BPFTUNE-NET-BUFFER - Networking buffer bpftune plugin for managing
net core buffers
A backlog queue is used to buffer incoming traffic and
its length is controlled by net.core.netdev_max_backlog. On fast connections
(10Gb/s or higher) the default backlog length of 1024 can be insufficient;
here the backlog length is increased if 1/16 of current backlog size in the
last minute is dropped (drops occur when the backlog limit is reached). In
addition, backlog drops can avoid small flows; the tunable
net.core.flow_limit_cpu_bitmap can be used to set this on a per-cpu basis;
when we see sufficient drops on a CPU, the appropriate bit is set in the CPU
bitmask to prioritize small flows for drop avoidance.

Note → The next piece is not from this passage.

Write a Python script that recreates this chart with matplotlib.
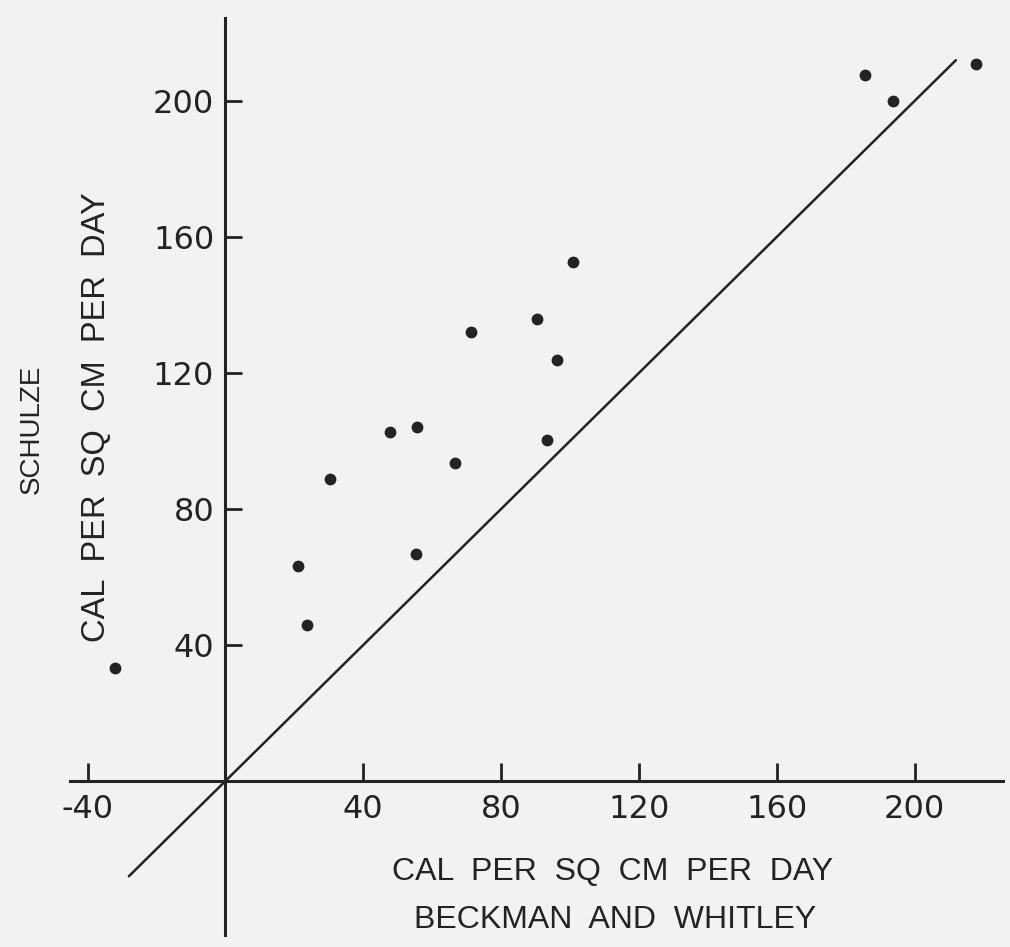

When NAPI polls to handle multiple packets, the number of packets
is limited by net.core.netdev_budget while the time is limited by
net.core.netdev_budget_usecs. If we hit the limit of number of packets
processed without using the usecs budget the time_squeezed softnet stat is
bumped; if we see increases in time_squeezed, bump
netdev_budget/netdev_budget_usecs.
However, we want to limit such increases if they lead to longer
task scheduling wait times, so we monitor the ratio of time tasks spend
waiting versus running across all processors, and if we see correlations
between increases in netdev budget and wait/run ratio increases, netdev
budget is tuned down.
Tunables:
- net.core.netdev_max_backlog: maximum per-cpu backlog queue length; default
1024.
- net.core.flow_limit_cpu_bitmap: avoid drops for small flows on a per-cpu
basis; default 0.
- net.core.netdev_budget: maximum number of packets processed in a NAPI
cycle
- net.core.netdev_budget_usecs: maximum amount of time in microseconds for a
NAPI cycle